MONALISA: A MONITORING FRAMEWORK FOR LARGE SCALE COMPUTING SYSTEMS
Author(s) -
Ciprian Dobre,
Ramiro Voicu,
I. Legrand
Publication year - 2014
Publication title -
computing
Language(s) - English
Resource type - Journals
SCImago Journal Rank - 0.184
H-Index - 11
eISSN - 2312-5381
pISSN - 1727-6209
DOI - 10.47839/ijc.11.4.578
Subject(s) - computer science , distributed computing , network topology , set (abstract data type) , network monitoring , computer network , real time computing , programming language
The MonALISA (Monitoring Agents in A Large Integrated Services Architecture) framework provides a set of distributed services for monitoring, control, management and global optimization for large scale distributed systems. It is based on an ensemble of autonomous, multi-threaded, agent-based subsystems which are registered as dynamic services. They can be automatically discovered and used by other services or clients. The distributed agents can collaborate and cooperate in performing a wide range of management, control and global optimization tasks (such as network monitoring, resource accounting) using real time monitoring information. MonALISA includes a coherent set of network management services to collect in near real-time information about the network topology, the main data flows, traffic volume and the quality of connectivity.

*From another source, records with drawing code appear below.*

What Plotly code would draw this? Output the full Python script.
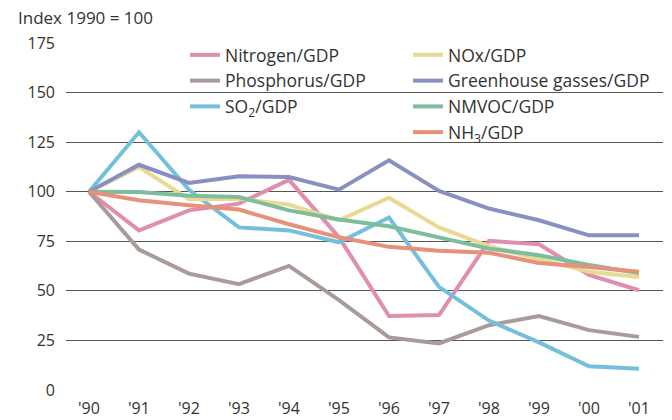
import plotly.graph_objects as go

years = ["'90", "'91", "'92", "'93", "'94", "'95", "'96", "'97", "'98", "'99", "'00", "'01"]
nitrogen = [100, 80.5, 90.6, 94, 106, 77, 37.3, 37.8, 75.2, 73.5, 58, 50.3]
phosphorus = [100, 70.8, 58.7, 53.4, 62.6, 45.3, 26.5, 23.5, 32.7, 37.3, 30.2, 26.8]
so2 = [100, 130, 101, 82, 80.5, 74.5, 87, 52, 35, 24, 12, 10.7]
nox = [100, 112.4, 96.2, 96.5, 93.5, 85.6, 97, 82, 72.5, 65.8, 59.6, 57]
ghg = [100, 113.6, 104.4, 107.8, 107.4, 101, 115.8, 100.4, 91.5, 85.6, 78, 78]
nmvoc = [100, 99.8, 98, 97.3, 90.6, 86, 82.6, 76.9, 71.3, 68, 63, 59]
nh3 = [100, 95.7, 93.2, 91, 83.6, 77, 72.2, 70.2, 69.2, 64.1, 62, 59.6]
y_ticks = [0, 25, 50, 75, 100, 125, 150, 175]

series = [
    ("Nitrogen/GDP", nitrogen, "#df8eae", "legend"),
    ("Phosphorus/GDP", phosphorus, "#a99b97", "legend"),
    ("SO<sub>2</sub>/GDP", so2, "#74c0dc", "legend"),
    ("NOx/GDP", nox, "#e9da93", "legend2"),
    ("Greenhouse gasses/GDP", ghg, "#8890c2", "legend2"),
    ("NMVOC/GDP", nmvoc, "#7dbd9c", "legend2"),
    ("NH<sub>3</sub>/GDP", nh3, "#e8917a", "legend2"),
]

x_idx = list(range(len(years)))
fig = go.Figure()
for name, vals, color, lg in series:
    fig.add_trace(go.Scatter(x=x_idx, y=vals, name=name, mode="lines",
                             line=dict(color=color, width=4), legend=lg))

PL, PT, PW, PH = 66, 43, 597, 347
font_family = "Open Sans"
leg_common = dict(xanchor="left", yanchor="top", bgcolor="rgba(0,0,0,0)",
                  font=dict(size=17.5, color="#333333"), tracegroupgap=0, itemwidth=30)
fig.update_layout(
    width=672, height=420,
    margin=dict(l=PL, r=672 - PL - PW, t=PT, b=420 - PT - PH, autoexpand=False),
    paper_bgcolor="white", plot_bgcolor="white",
    font=dict(family=font_family, size=15, color="#333333"),
    showlegend=True,
    legend=dict(x=(185 - PL) / PW, y=1.0 + (PT - 37) / PH, **leg_common),
    legend2=dict(x=(408 - PL) / PW, y=1.0 + (PT - 37) / PH, **leg_common),
    xaxis=dict(range=[-0.46, 11.48], tickvals=x_idx, ticktext=years, showgrid=False,
               zeroline=False, showline=False, ticks="", ticklabelstandoff=7,
               tickfont=dict(size=16), fixedrange=True, automargin=False),
    yaxis=dict(range=[0, 175], tickvals=y_ticks, showgrid=True, gridcolor="#555555",
               gridwidth=1, zeroline=False, showline=False, ticks="", ticklabelstandoff=10,
               tickfont=dict(size=16), fixedrange=True, automargin=False),
    annotations=[dict(text="Index 1990 = 100", xref="paper", yref="paper",
                      x=-(PL - 16) / PW, y=1 + (PT - 4) / PH, xanchor="left", yanchor="top",
                      showarrow=False, font=dict(size=17, color="#333333"))],
)

fig.write_html("out.html", config={"displayModeBar": False},
               post_script="document.body.style.margin='0';")
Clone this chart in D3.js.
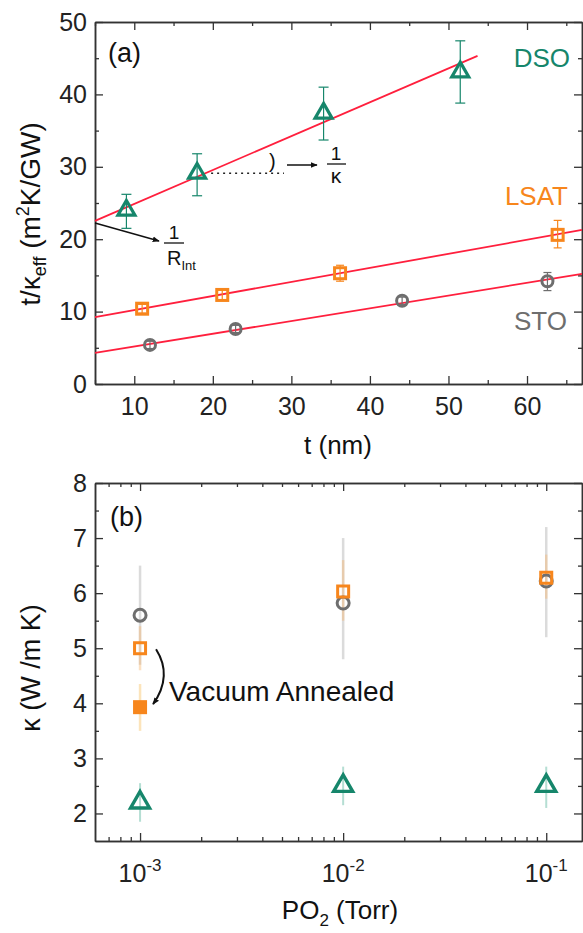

A set of dedicated modules were developed in the MonALISA framework to periodically perform network measurements tests between all sites. We developed global services to present in near real-time the entire network topology used by a community. The time evolution of global network topology is shown in a dedicated GUI. Changes in the global topology at this level occur quite frequently and even small modifications in the connectivity map may significantly affect the network performance. The global topology graphs are correlated with active end-to-end network performance measurements, done using the Fast Data Transfer application, between all sites. Access to both real-time and historical data, as provided by MonALISA, is also important for developing services able to predict the usage pattern, to aid in efficiently allocating resources globally. For resource accounting, MonALISA collects information regarding the amounts of resources consumed by the users, which represent virtual organizations in a large scale distributed system. Besides providing statistical information, an accounting system can also be the base for managing distributed resources upon an economic model. In the MonALISA monitoring framework we developed modules that provide accounting facilities, collecting information from cluster managers like Condor, PBS, LSF and SGE. The usage statistic s is used for an intelligent management of the resources.